-- Start of Stored data --
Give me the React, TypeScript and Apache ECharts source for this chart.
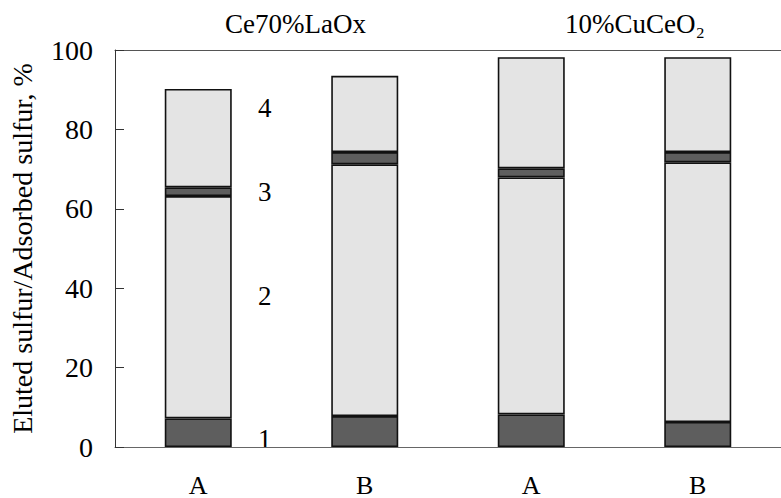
import React, { useEffect, useRef } from "react";
import * as echarts from "echarts";

const categories = ["A", "B", "A", "B"];
const seg1 = [7.2, 7.8, 8.2, 6.3];
const seg2 = [56.0, 63.4, 59.7, 65.4];
const seg3 = [2.2, 3.1, 2.3, 2.6];
const seg4 = [24.8, 19.2, 28.0, 23.9];
const segmentNames = ["1", "2", "3", "4"];
const groupNames = ["Ce70%LaOx", "10%CuCeO\u2082"];
const yTicks = [0, 20, 40, 60, 80, 100];

const FONT = "Liberation Serif, Times New Roman, serif";
const DARK = "#5e5e5e";
const LIGHT = "#e4e4e4";

export default function App() {
  const ref = useRef<HTMLDivElement>(null);
  useEffect(() => {
    if (!ref.current) return;
    const chart = echarts.init(ref.current, null, { renderer: "svg" });
    const fills = [DARK, LIGHT, DARK, LIGHT];
    const data = [seg1, seg2, seg3, seg4];
    const series = data.map((d, i) => ({
      type: "bar" as const,
      name: segmentNames[i],
      stack: "total",
      data: d,
      barWidth: 67,
      itemStyle: {
        color: fills[i],
        borderColor: "#111",
        borderWidth: 1.6,
      },
    }));
    chart.setOption({
      animation: false,
      grid: { left: 114, right: 0, top: 50, bottom: 48 },
      xAxis: [
        {
          type: "category",
          data: categories,
          axisLine: { show: true, lineStyle: { color: "#666", width: 1 } },
          axisTick: { show: false },
          axisLabel: {
            color: "#000",
            fontFamily: FONT,
            fontSize: 26,
            margin: 25,
          },
        },
        {
          type: "category",
          data: categories,
          position: "top",
          axisLine: { show: true, lineStyle: { color: "#555", width: 1 } },
          axisTick: { show: false },
          axisLabel: { show: false },
        },
      ],
      yAxis: {
        type: "value",
        min: yTicks[0],
        max: yTicks[yTicks.length - 1],
        interval: 20,
        name: "Eluted sulfur/Adsorbed sulfur, %",
        nameLocation: "middle",
        nameGap: 79,
        nameTextStyle: { color: "#000", fontFamily: FONT, fontSize: 28 },
        axisLine: { show: true, lineStyle: { color: "#333", width: 1 } },
        axisTick: { show: true, inside: true, length: 9, lineStyle: { color: "#333" } },
        splitLine: { show: false },
        axisLabel: {
          color: "#000",
          fontFamily: FONT,
          fontSize: 28,
          margin: 22,
        },
      },
      series,
      graphic: [
        { type: "text", left: 258, top: 94, style: { text: segmentNames[3], font: `27px ${FONT}`, fill: "#000" } },
        { type: "text", left: 258, top: 178, style: { text: segmentNames[2], font: `27px ${FONT}`, fill: "#000" } },
        { type: "text", left: 258, top: 282, style: { text: segmentNames[1], font: `27px ${FONT}`, fill: "#000" } },
        { type: "text", left: 258, top: 425, style: { text: segmentNames[0], font: `27px ${FONT}`, fill: "#000" } },
        { type: "text", left: 225, top: 10, style: { text: groupNames[0], font: `27px ${FONT}`, fill: "#000" } },
        { type: "text", left: 565, top: 10, style: { text: groupNames[1], font: `27px ${FONT}`, fill: "#000" } },
      ],
    });
    return () => chart.dispose();
  }, []);
  return (
    <div
      ref={ref}
      style={{ position: "fixed", left: 0, top: 0, width: 781, height: 498, background: "#fff" }}
    />
  );
}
-- End of Stored data --
Write out nothing but the lines from the start of the data through the line with "import * as". Leave out the pictures.

Give me the React, TypeScript and Apache ECharts source for this chart.
import React, { useEffect, useRef } from "react";
import * as echarts from "echarts";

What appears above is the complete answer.